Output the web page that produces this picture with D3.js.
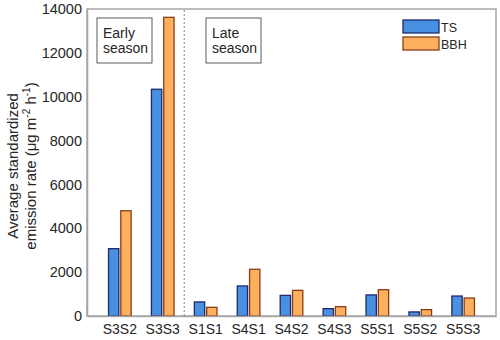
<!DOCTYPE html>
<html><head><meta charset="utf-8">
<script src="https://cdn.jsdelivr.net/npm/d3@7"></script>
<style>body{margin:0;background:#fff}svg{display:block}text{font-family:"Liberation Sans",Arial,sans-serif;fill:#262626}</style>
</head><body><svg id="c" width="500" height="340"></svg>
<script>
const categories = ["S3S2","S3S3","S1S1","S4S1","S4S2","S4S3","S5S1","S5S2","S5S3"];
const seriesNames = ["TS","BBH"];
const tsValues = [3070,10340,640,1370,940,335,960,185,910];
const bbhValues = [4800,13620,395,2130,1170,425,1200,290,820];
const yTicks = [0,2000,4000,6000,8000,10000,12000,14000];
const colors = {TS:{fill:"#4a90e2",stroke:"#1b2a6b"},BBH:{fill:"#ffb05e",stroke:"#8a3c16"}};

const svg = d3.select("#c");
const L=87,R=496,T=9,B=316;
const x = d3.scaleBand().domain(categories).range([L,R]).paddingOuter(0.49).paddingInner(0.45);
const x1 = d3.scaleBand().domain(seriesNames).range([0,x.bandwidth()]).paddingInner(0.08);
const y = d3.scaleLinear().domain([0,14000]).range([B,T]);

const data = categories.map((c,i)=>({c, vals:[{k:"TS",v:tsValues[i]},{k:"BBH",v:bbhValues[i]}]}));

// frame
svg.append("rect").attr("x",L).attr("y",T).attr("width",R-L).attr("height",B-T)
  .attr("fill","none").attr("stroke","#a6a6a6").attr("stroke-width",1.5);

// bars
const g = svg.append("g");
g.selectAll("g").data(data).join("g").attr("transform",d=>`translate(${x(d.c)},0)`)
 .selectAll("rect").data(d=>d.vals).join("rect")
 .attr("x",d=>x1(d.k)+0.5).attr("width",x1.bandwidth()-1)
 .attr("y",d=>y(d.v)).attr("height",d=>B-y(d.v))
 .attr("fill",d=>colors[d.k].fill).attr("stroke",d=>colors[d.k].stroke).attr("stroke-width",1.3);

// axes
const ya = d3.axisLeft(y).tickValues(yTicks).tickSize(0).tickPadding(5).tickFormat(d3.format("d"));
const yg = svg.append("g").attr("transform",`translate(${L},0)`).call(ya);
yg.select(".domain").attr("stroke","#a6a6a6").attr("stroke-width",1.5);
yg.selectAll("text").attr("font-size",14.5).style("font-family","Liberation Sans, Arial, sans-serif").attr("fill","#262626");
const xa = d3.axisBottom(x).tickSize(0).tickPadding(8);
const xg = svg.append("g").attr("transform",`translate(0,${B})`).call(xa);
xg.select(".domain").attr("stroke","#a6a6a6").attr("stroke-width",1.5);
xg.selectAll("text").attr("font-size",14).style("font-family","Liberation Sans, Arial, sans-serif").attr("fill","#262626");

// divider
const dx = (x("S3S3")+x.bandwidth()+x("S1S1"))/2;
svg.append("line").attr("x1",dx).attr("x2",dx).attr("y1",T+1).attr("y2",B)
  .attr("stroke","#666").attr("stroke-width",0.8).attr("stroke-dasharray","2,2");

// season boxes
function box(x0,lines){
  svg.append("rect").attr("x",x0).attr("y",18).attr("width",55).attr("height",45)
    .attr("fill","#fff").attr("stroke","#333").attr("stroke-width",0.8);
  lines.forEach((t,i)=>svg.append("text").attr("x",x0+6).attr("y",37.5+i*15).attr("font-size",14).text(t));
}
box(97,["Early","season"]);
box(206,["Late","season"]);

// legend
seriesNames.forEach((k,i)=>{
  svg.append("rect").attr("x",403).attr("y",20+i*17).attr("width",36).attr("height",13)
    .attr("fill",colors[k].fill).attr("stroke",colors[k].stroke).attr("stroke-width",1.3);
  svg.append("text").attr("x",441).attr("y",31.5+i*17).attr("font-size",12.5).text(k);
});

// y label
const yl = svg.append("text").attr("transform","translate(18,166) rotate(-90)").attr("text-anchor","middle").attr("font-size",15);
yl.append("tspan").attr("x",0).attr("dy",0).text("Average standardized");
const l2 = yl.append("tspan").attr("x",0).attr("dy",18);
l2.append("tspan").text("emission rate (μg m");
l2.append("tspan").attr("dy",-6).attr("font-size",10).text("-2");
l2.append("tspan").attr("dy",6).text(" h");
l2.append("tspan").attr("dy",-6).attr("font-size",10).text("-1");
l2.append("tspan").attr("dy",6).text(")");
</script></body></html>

#####

Copy out each line exactly, without the pictures.

■ Completed task ■
Output the web page that produces this picture with D3.js.
<!DOCTYPE html>
<html><head><meta charset="utf-8">
<script src="https://cdn.jsdelivr.net/npm/d3@7"></script>
<style>body{margin:0;background:#fff}svg{display:block}text{font-family:"Liberation Sans",Arial,sans-serif;fill:#262626}</style>
</head><body><svg id="c" width="500" height="340"></svg>
<script>
const categories = ["S3S2","S3S3","S1S1","S4S1","S4S2","S4S3","S5S1","S5S2","S5S3"];
const seriesNames = ["TS","BBH"];
const tsValues = [3070,10340,640,1370,940,335,960,185,910];
const bbhValues = [4800,13620,395,2130,1170,425,1200,290,820];
const yTicks = [0,2000,4000,6000,8000,10000,12000,14000];
const colors = {TS:{fill:"#4a90e2",stroke:"#1b2a6b"},BBH:{fill:"#ffb05e",stroke:"#8a3c16"}};

const svg = d3.select("#c");
const L=87,R=496,T=9,B=316;
const x = d3.scaleBand().domain(categories).range([L,R]).paddingOuter(0.49).paddingInner(0.45);
const x1 = d3.scaleBand().domain(seriesNames).range([0,x.bandwidth()]).paddingInner(0.08);
const y = d3.scaleLinear().domain([0,14000]).range([B,T]);

const data = categories.map((c,i)=>({c, vals:[{k:"TS",v:tsValues[i]},{k:"BBH",v:bbhValues[i]}]}));

// frame
svg.append("rect").attr("x",L).attr("y",T).attr("width",R-L).attr("height",B-T)
  .attr("fill","none").attr("stroke","#a6a6a6").attr("stroke-width",1.5);

// bars
const g = svg.append("g");
g.selectAll("g").data(data).join("g").attr("transform",d=>`translate(${x(d.c)},0)`)
 .selectAll("rect").data(d=>d.vals).join("rect")
 .attr("x",d=>x1(d.k)+0.5).attr("width",x1.bandwidth()-1)
 .attr("y",d=>y(d.v)).attr("height",d=>B-y(d.v))
 .attr("fill",d=>colors[d.k].fill).attr("stroke",d=>colors[d.k].stroke).attr("stroke-width",1.3);

// axes
const ya = d3.axisLeft(y).tickValues(yTicks).tickSize(0).tickPadding(5).tickFormat(d3.format("d"));
const yg = svg.append("g").attr("transform",`translate(${L},0)`).call(ya);
yg.select(".domain").attr("stroke","#a6a6a6").attr("stroke-width",1.5);
yg.selectAll("text").attr("font-size",14.5).style("font-family","Liberation Sans, Arial, sans-serif").attr("fill","#262626");
const xa = d3.axisBottom(x).tickSize(0).tickPadding(8);
const xg = svg.append("g").attr("transform",`translate(0,${B})`).call(xa);
xg.select(".domain").attr("stroke","#a6a6a6").attr("stroke-width",1.5);
xg.selectAll("text").attr("font-size",14).style("font-family","Liberation Sans, Arial, sans-serif").attr("fill","#262626");

// divider
const dx = (x("S3S3")+x.bandwidth()+x("S1S1"))/2;
svg.append("line").attr("x1",dx).attr("x2",dx).attr("y1",T+1).attr("y2",B)
  .attr("stroke","#666").attr("stroke-width",0.8).attr("stroke-dasharray","2,2");

// season boxes
function box(x0,lines){
  svg.append("rect").attr("x",x0).attr("y",18).attr("width",55).attr("height",45)
    .attr("fill","#fff").attr("stroke","#333").attr("stroke-width",0.8);
  lines.forEach((t,i)=>svg.append("text").attr("x",x0+6).attr("y",37.5+i*15).attr("font-size",14).text(t));
}
box(97,["Early","season"]);
box(206,["Late","season"]);

// legend
seriesNames.forEach((k,i)=>{
  svg.append("rect").attr("x",403).attr("y",20+i*17).attr("width",36).attr("height",13)
    .attr("fill",colors[k].fill).attr("stroke",colors[k].stroke).attr("stroke-width",1.3);
  svg.append("text").attr("x",441).attr("y",31.5+i*17).attr("font-size",12.5).text(k);
});

// y label
const yl = svg.append("text").attr("transform","translate(18,166) rotate(-90)").attr("text-anchor","middle").attr("font-size",15);
yl.append("tspan").attr("x",0).attr("dy",0).text("Average standardized");
const l2 = yl.append("tspan").attr("x",0).attr("dy",18);
l2.append("tspan").text("emission rate (μg m");
l2.append("tspan").attr("dy",-6).attr("font-size",10).text("-2");
l2.append("tspan").attr("dy",6).text(" h");
l2.append("tspan").attr("dy",-6).attr("font-size",10).text("-1");
l2.append("tspan").attr("dy",6).text(")");
</script></body></html>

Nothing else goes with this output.